BlockingCollection where the consumers are also producers
Asked Answered
J

1

1

I have a bunch of requests to process, and during the processing of those requests, more "sub-requests" can be generated and added to the same blocking collection. The consumers add sub-requests to the queue.

It's hard to know when to exit the consuming loop: clearly no thread can call BlockingCollection.CompleteAdding as the other threads may add something to the collection. You also cannot exit the consuming loop just because the BlockingCollection is empty as another thread may have just read the final remaining request from the BlockingCollection and will be about to start generating more requests - the Count of the BlockingCollection will then increase from zero again.

My only idea on this so far is to use a Barrier - when all threads reach the Barrier, there can't be anything left in the BlockingCollection and no thread can be generating new requests.

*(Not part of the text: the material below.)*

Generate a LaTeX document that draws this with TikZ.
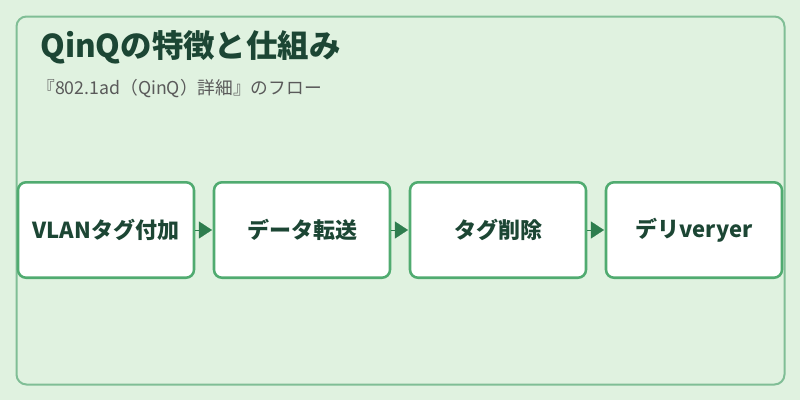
\documentclass[tikz,border=0pt]{standalone}
\usepackage{fontspec}
\setmainfont{Noto Sans CJK JP}
\usetikzlibrary{arrows.meta}

\definecolor{bggreen}{HTML}{E0F2E0}
\definecolor{panelline}{HTML}{80BE96}
\definecolor{boxline}{HTML}{50AB70}
\definecolor{tipgreen}{HTML}{2E7D4E}
\definecolor{titlegreen}{HTML}{1C4634}
\definecolor{subgray}{HTML}{5A5A5A}

\tikzset{
  stepbox/.style={draw=boxline, line width=1.9pt, fill=white, rounded corners=6pt,
    minimum width=132pt, minimum height=71.6pt, inner sep=0pt,
    font=\fontsize{16.5pt}{19pt}\selectfont\bfseries, text=titlegreen},
  flowtip/.style={draw=tipgreen, line width=0.1pt,
    -{Triangle[length=9.75pt,width=12.75pt,fill=tipgreen]}, shorten >=0.6pt}
}

\begin{document}
\begin{tikzpicture}[x=0.75pt,y=0.75pt,yscale=-1,xscale=1]
            \useasboundingbox (0,0) rectangle (800,400); % canvas 800x400
            \fill[bggreen] (0,0) rectangle (800,400); % Background

            % Panel
            \draw[panelline, line width=1.5pt, rounded corners=7.5pt] (16.5,16.5) rectangle (784.5,384.5); % Frame

            % Title
            \node (title) at (40,47) [anchor=west][inner sep=0pt] [font=\fontsize{23.6pt}{27pt}\selectfont\bfseries, text=titlegreen] {QinQの特徴と仕組み}; % Text Node title
            \node (subtitle) at (37,89) [anchor=west][inner sep=0pt] [font=\fontsize{13.3pt}{15pt}\selectfont, text=subgray] {『802.1ad（QinQ）詳細』のフロー}; % Text Node subtitle

            % Boxes
            \node[stepbox] (tagadd) at (106,230) {VLANタグ付加}; % Box 1
            \node[stepbox] (forward) at (302,230) {データ転送}; % Box 2
            \node[stepbox] (tagdel) at (498,230) {タグ削除}; % Box 3
            \node[stepbox] (deliver) at (694,230) {デリveryer}; % Box 4

            % Arrows
            \draw[flowtip] (tagadd.east) -- (forward.west); % 1 -> 2
            \draw[flowtip] (forward.east) -- (tagdel.west); % 2 -> 3
            \draw[flowtip] (tagdel.east) -- (deliver.west); % 3 -> 4
        \end{tikzpicture}
\end{document}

Here is my code - is this an acceptable approach? (and please note: this is highly contrived block of code modelling a much more complex situation: no programmer really writes code that processes random strings 😊 )

using System;
using System.Collections.Generic;
using System.Linq;
using System.Threading.Tasks;
using System.Collections.Concurrent;
using System.Threading;

namespace Barrier1
{
    class Program
    {
        private static readonly Random random = new Random();
        private static void Main()
        {
            var bc = new BlockingCollection<string>();
            AddRandomStringsToBc(bc, 1000, true);
            int nTasks = 4;
            var barrier = new Barrier(nTasks);
            Action a = () => DoSomething(bc, barrier);
            var actions = Enumerable.Range(0, nTasks).Select(x => a).ToArray();
            Parallel.Invoke(actions);
        }

        private static IEnumerable<char> GetC(bool includeA)
        {
            var startChar = includeA ? 'A' : 'B';
            var add = includeA ? 24 : 25;
            while (true)
            {
                yield return (char)(startChar + random.Next(add));
            }
        }

        private static void DoSomething(BlockingCollection<string> bc, Barrier barrier)
        {
            while (true)
            {
                if (bc.TryTake(out var str))
                {
                    Console.WriteLine(str);
                    if (str[0] == 'A')
                    {
                        Console.WriteLine("Adding more strings...");
                        AddRandomStringsToBc(bc, 100);
                    }
                }
                else
                {
                    // Can't exit the loop here just because there is nothing in the collection.
                    // A different thread may be just about to call AddRandomStringsToBc:
                    if (barrier.SignalAndWait(100))
                    {
                        break;
                    }
                }
            }
        }

        private static void AddRandomStringsToBc(BlockingCollection<string> bc, int n, bool startWithA = false, bool sleep = false)
        {
            var collection = Enumerable.Range(0, n).Select(x => string.Join("", GetC(startWithA).Take(5)));
            foreach (var c in collection)
            {
                bc.Add(c);
            }
        }
    }
}
Jevon answered 1/4, 2022 at 15:0 Comment(4)
Do you know exactly how many are the consumers/producers from the beginning, or it's possible that more consumers/producers can be added later at some unknown moment? – Iolenta
@TheodorZoulias, no. Neither consumers nor producers will be added later. – Jevon
With Barrier you have to keep every thread alive until the end. CountdownEvent would be a better fit for this scenario: learn.microsoft.com/en-us/dotnet/api/… – Leucite
@KevinGosse, the point is that you want to keep every thread alive until the end. All threads should participate in the processing. If a thread dies (e.g. due to an exception), you would simply decrement the participant count (I left that out in my original code). Could you explain how you would use CountdownEvent? Because Signal decrements the count, you would have to call CountdownEvent.AddCount if the other threads have not signalled. The idea is that a thread must not exit until all threads are ready to exit. (i.e. Thread 1 cannot exit, because Thread 2 may queue a request) – Jevon
I
3

Here is a collection similar to the BlockingCollection<T>, with the difference that it completes automatically instead of relying on manually calling the CompleteAdding method. The condition for the automatic completion is that the collection is empty, and all the consumers are in a waiting state.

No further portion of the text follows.